Trusting deserialized async context. A tenant_id read from a queue header or job payload is attacker-influenceable in the same way an HTTP header is. Re-validate it against the registry inside the worker before establishing scope.
Application predicate as the only enforcement. Relying solely on the ORM interceptor means one raw SQL call, one query that bypasses the ORM, or one interceptor bug exposes every tenant. Keep RLS active so the database refuses cross-tenant rows regardless of application behavior.

Frequently Asked Questions

How do I prevent tenant context leakage in async/await environments? Use AsyncLocalStorage (Node.js) or contextvars (Python), which scope the value to the async call tree rather than to a shared variable, so concurrent requests cannot overwrite each other. Bind the context in middleware via store.run(...) and read it only through a fail-closed accessor; never store tenant state in a module-level or global variable.

Should tenant context be resolved at the edge or in the application layer? Resolve it once at the edge, immediately after authentication, then propagate the bound value inward. Edge resolution lets you reject suspended or unknown tenants before any business logic runs, and gives every downstream layer a single trusted source instead of re-deriving the tenant from headers it cannot fully trust.

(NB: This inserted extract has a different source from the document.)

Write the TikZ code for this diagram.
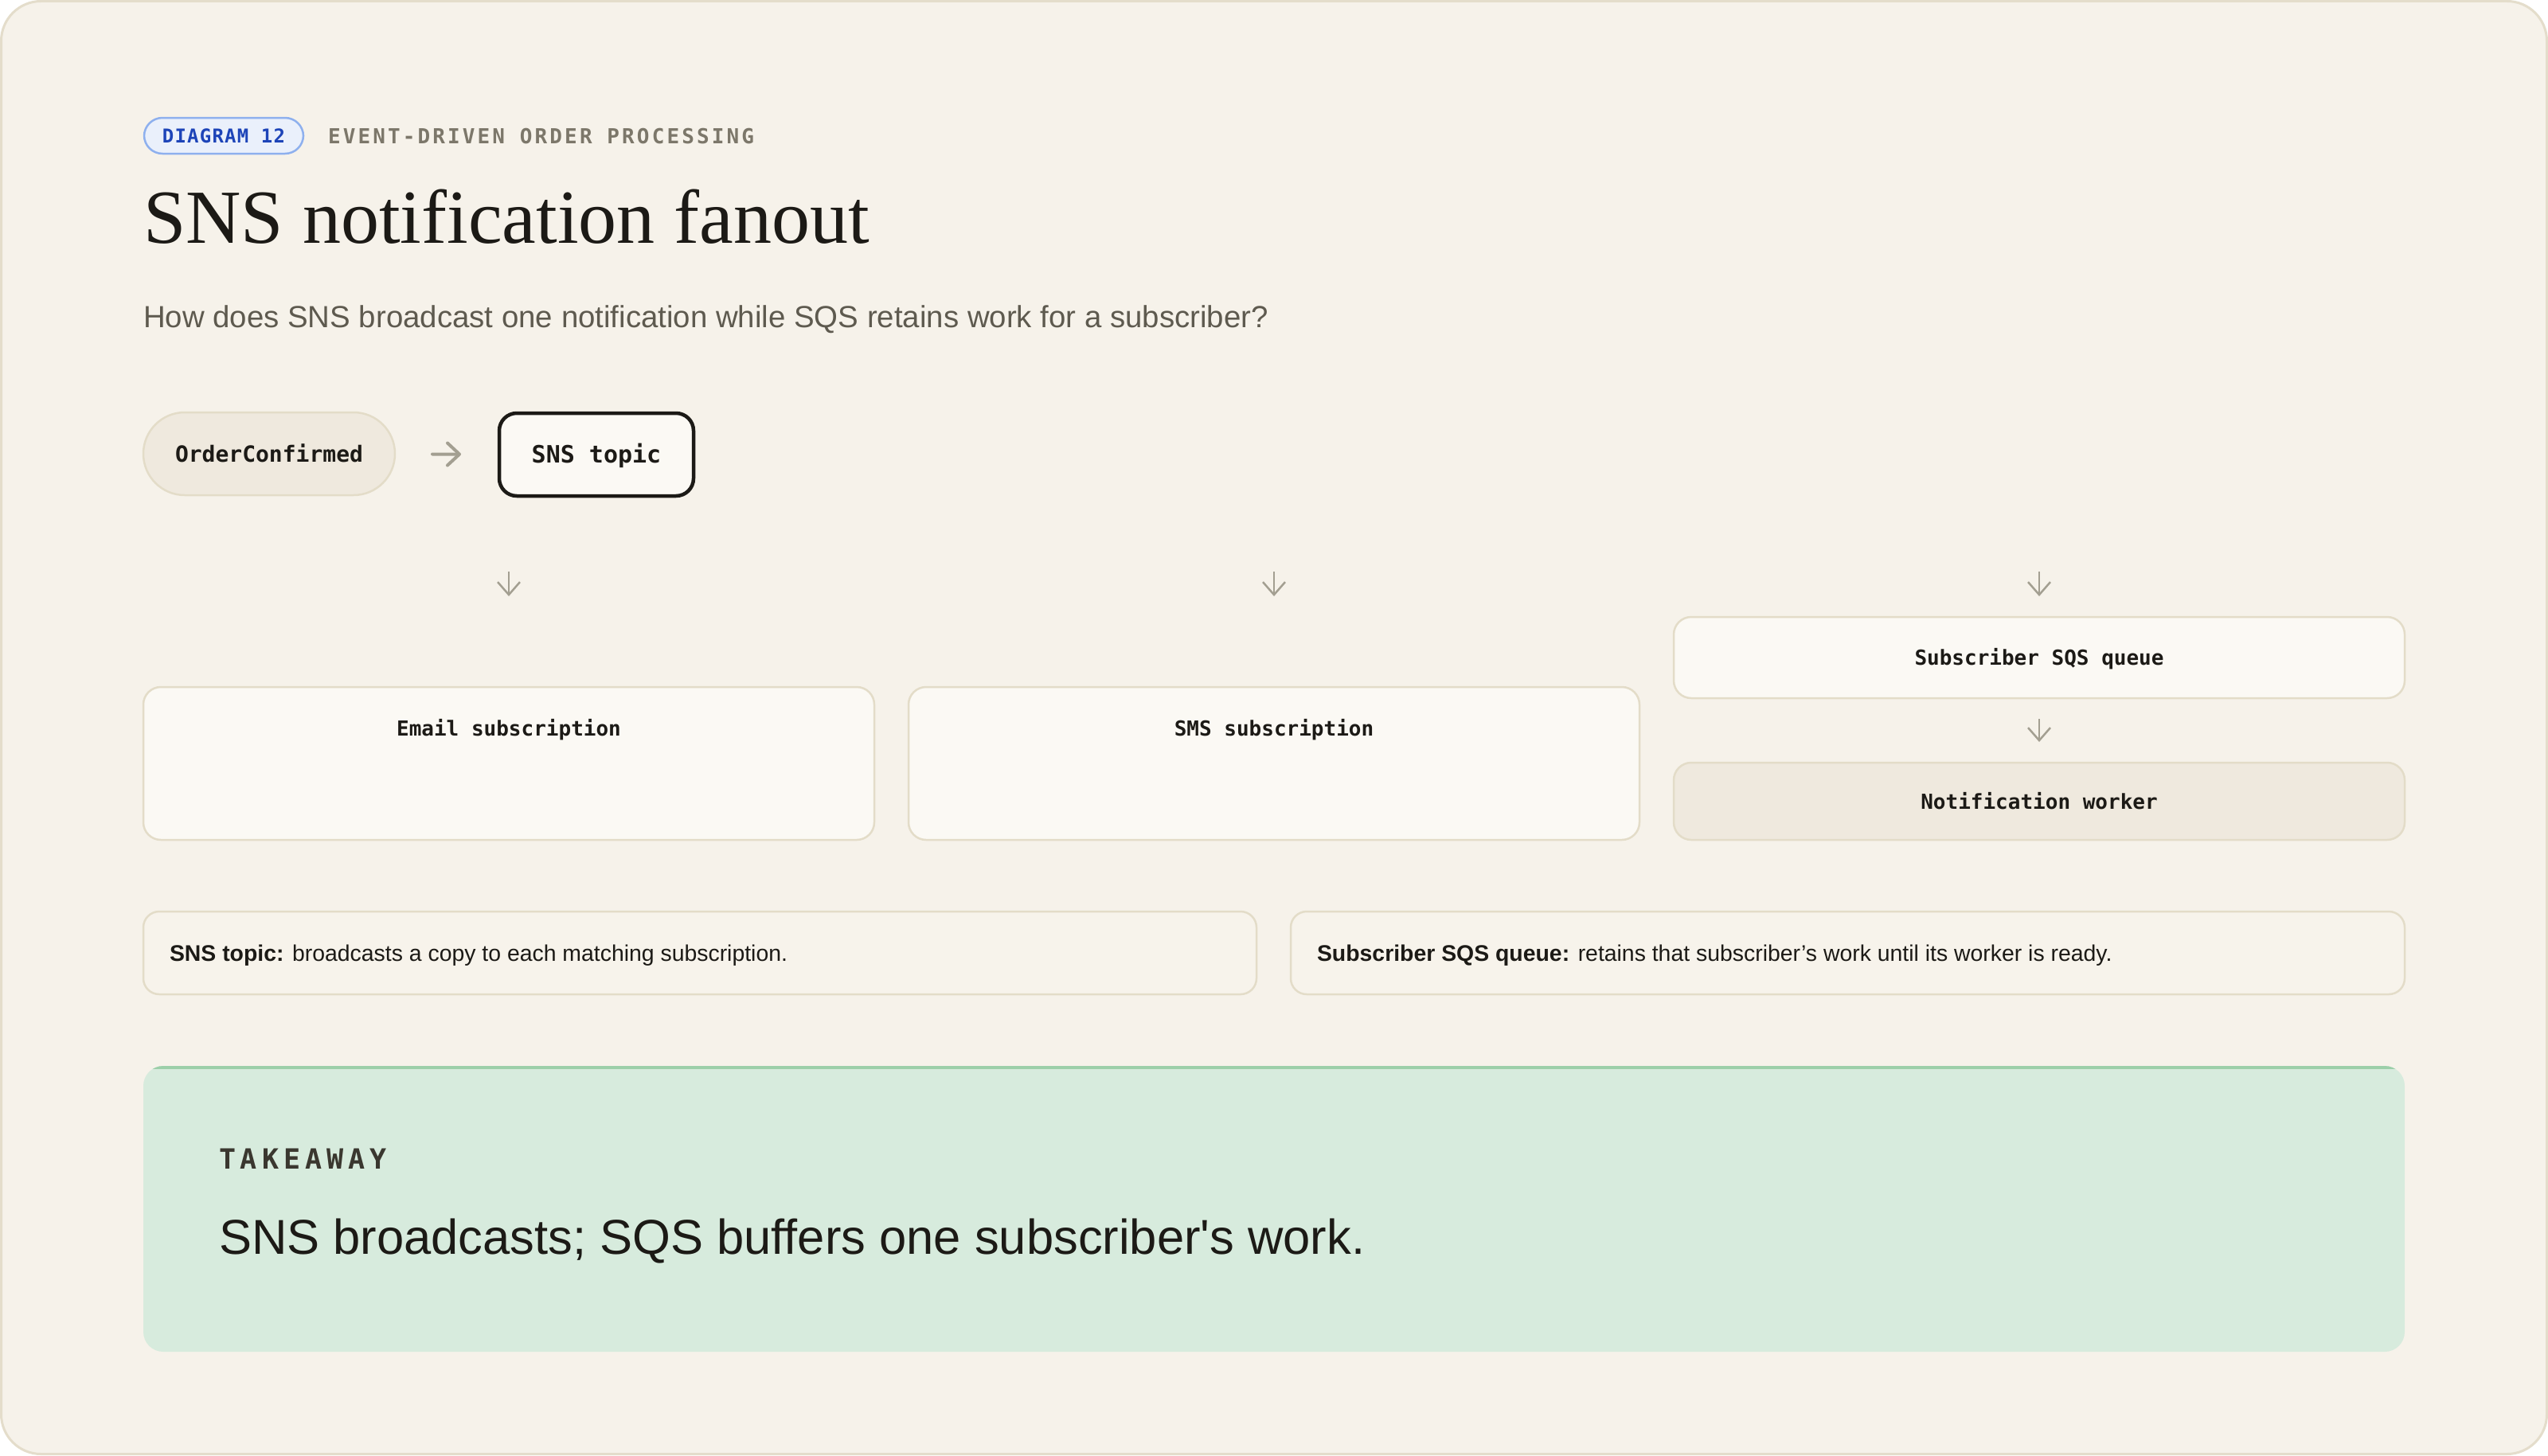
\documentclass[tikz,border=0pt]{standalone}
\usepackage{fontspec}
\usetikzlibrary{arrows.meta}
\newfontfamily\monof{DejaVu Sans Mono}
\newfontfamily\sansf{Liberation Sans}
\newfontfamily\seriff{Liberation Serif}
\definecolor{bg}{HTML}{F6F2EA}
\definecolor{frame}{HTML}{E4DDCB}
\definecolor{boxfill}{HTML}{FBF9F4}
\definecolor{pillfill}{HTML}{EFE9DE}
\definecolor{boxline}{HTML}{E3DCC8}
\definecolor{notefill}{HTML}{F7F3EB}
\definecolor{badgefill}{HTML}{EAF0FB}
\definecolor{badgeline}{HTML}{8EB0EE}
\definecolor{badgetext}{HTML}{1D44B8}
\definecolor{arrowc}{HTML}{A39F91}
\definecolor{takefill}{HTML}{D7EBDD}
\definecolor{takeline}{HTML}{9CCFA9}
\definecolor{ink}{HTML}{1C1A16}
\definecolor{subink}{HTML}{5E5A4F}
\definecolor{eyebrow}{HTML}{7C776A}
\definecolor{takelbl}{HTML}{3A372F}
\begin{document}
\begin{tikzpicture}[x=1pt,y=-1pt,
  every node/.style={inner sep=0pt, outer sep=0pt},
  box/.style={draw=boxline, line width=2.5pt, rounded corners=22pt, fill=boxfill},
  pillbox/.style={draw=boxline, line width=2.5pt, fill=pillfill},
  lbl/.style={font={\monof\bfseries\fontsize{26}{30}\selectfont}, text=ink, text height=19pt, text depth=0pt},
  notebox/.style={draw=boxline, line width=2.5pt, rounded corners=20pt, fill=notefill, minimum width=1398pt, minimum height=104pt},
  notetext/.style={font={\sansf\fontsize{28.4}{32}\selectfont}, text=ink, anchor=west, text height=20pt, text depth=0pt},
  darrow/.style={draw=arrowc, line width=2.5pt, -{Straight Barb[length=16pt,width=28pt,line width=2.5pt]}},
  harrow/.style={draw=arrowc, line width=4pt, line cap=round, -{Straight Barb[length=15pt,width=28pt,line width=4pt,round]}}
]
\useasboundingbox (0,0) rectangle (3200,1828);
\fill[white] (0,0) rectangle (3200,1828);
\draw[draw=frame, fill=bg, line width=3pt, rounded corners=50pt] (1.5,1.5) rectangle (3198.5,1826.5);

% header
\node[draw=badgeline, fill=badgefill, line width=2.5pt, rounded corners=23pt,
      minimum width=200pt, minimum height=45pt,
      font={\monof\bfseries\fontsize{24}{28}\selectfont\addfontfeature{LetterSpace=5}},
      text=badgetext, text height=17.5pt, text depth=0pt] (badge) at (281,170.5) {DIAGRAM 12};
\node[anchor=west, font={\monof\bfseries\fontsize{26}{30}\selectfont\addfontfeature{LetterSpace=12}},
      text=eyebrow, text height=19pt, text depth=0pt] (eyebrowt) at (412,170.5) {EVENT-DRIVEN ORDER PROCESSING};
\node[anchor=base west, font={\seriff\fontsize{96}{110}\selectfont}, text=ink] (title) at (180,305) {SNS notification fanout};
\node[anchor=base west, font={\sansf\fontsize{38.4}{44}\selectfont}, text=subink] (subtitle) at (180,411)
  {How does SNS broadcast one notification while SQS retains work for a subscriber?};

% top row
\node[pillbox, rounded corners=52pt, minimum width=316pt, minimum height=104pt,
      font={\monof\bfseries\fontsize{28}{32}\selectfont}, text=ink, text height=20.4pt, text depth=0pt] (evt) at (338,570) {OrderConfirmed};
\node[draw=ink, fill=boxfill, line width=4.5pt, rounded corners=22pt, minimum width=244pt, minimum height=104pt,
      font={\monof\bfseries\fontsize{30}{34}\selectfont}, text=ink, text height=21.9pt, text depth=0pt] (sns) at (749,571) {SNS topic};
\draw[harrow, shorten <=47pt, shorten >=48pt] (evt) -- (sns);

% fan-out arrows
\coordinate (d1a) at (639,718); \coordinate (d1b) at (639,749);
\coordinate (d2a) at (1600,718); \coordinate (d2b) at (1600,749);
\coordinate (d3a) at (2561,718); \coordinate (d3b) at (2561,749);
\draw[darrow] (d1a) -- (d1b);
\draw[darrow] (d2a) -- (d2b);
\draw[darrow] (d3a) -- (d3b);

% subscription boxes
\node[box, minimum width=918pt, minimum height=192pt] (email) at (639,959) {};
\node[lbl] (emailt) at ([yshift=-52pt]email.north) {Email subscription};
\node[box, minimum width=918pt, minimum height=192pt] (sms) at (1600,959) {};
\node[lbl] (smst) at ([yshift=-52pt]sms.north) {SMS subscription};
\node[box, minimum width=918pt, minimum height=102pt] (queue) at (2561,826) {};
\node[lbl] (queuet) at (queue.center) {Subscriber SQS queue};
\node[box, fill=pillfill, minimum width=918pt, minimum height=97pt] (worker) at (2561,1006.5) {};
\node[lbl] (workert) at (worker.center) {Notification worker};
\draw[darrow, shorten <=26pt, shorten >=26pt] (queue) -- (worker);

% notes
\node[notebox] (n1) at (879,1197) {};
\node[notetext] (n1t) at ([xshift=33pt]n1.west) {\textbf{SNS topic:} broadcasts a copy to each matching subscription.};
\node[notebox, minimum width=1399pt] (n2) at (2320.5,1197) {};
\node[notetext] (n2t) at ([xshift=33pt]n2.west) {\textbf{Subscriber SQS queue:} retains that subscriber’s work until its worker is ready.};

% takeaway
\node[fill=takefill, rounded corners=25pt, minimum width=2840pt, minimum height=359pt] (take) at (1600,1518.5) {};
\begin{scope}
  \clip[rounded corners=25pt] (take.north west) rectangle (take.south east);
  \fill[takeline] (take.north west) rectangle ([yshift=-4pt]take.north east);
\end{scope}
\node[anchor=west, font={\monof\bfseries\fontsize{35}{40}\selectfont\addfontfeature{LetterSpace=17}},
      text=takelbl, text height=25.5pt, text depth=0pt] (takelbl) at (275,1456) {TAKEAWAY};
\node[anchor=base west, font={\sansf\fontsize{61.5}{70}\selectfont}, text=ink] (taketext) at (275,1575)
  {SNS broadcasts; SQS buffers one subscriber\symbol{"27}s work.};
\end{tikzpicture}
\end{document}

What is the real performance overhead of context injection? In-process scoped storage costs microseconds and is almost never measurable in request latency. Overhead comes from the work around it — registry lookups (cache them), serialization across queue and process boundaries, and per-query RLS evaluation — so budget against those metrics rather than the storage primitive itself.

Can context injection replace row-level security? No. Injection makes scoping ergonomic at the application layer, but it lives in code that can be bypassed by raw SQL, an ORM-skipping query, or an interceptor bug. Keep RLS as an independent, database-enforced boundary so a single missed application-layer filter cannot expose another tenant's data.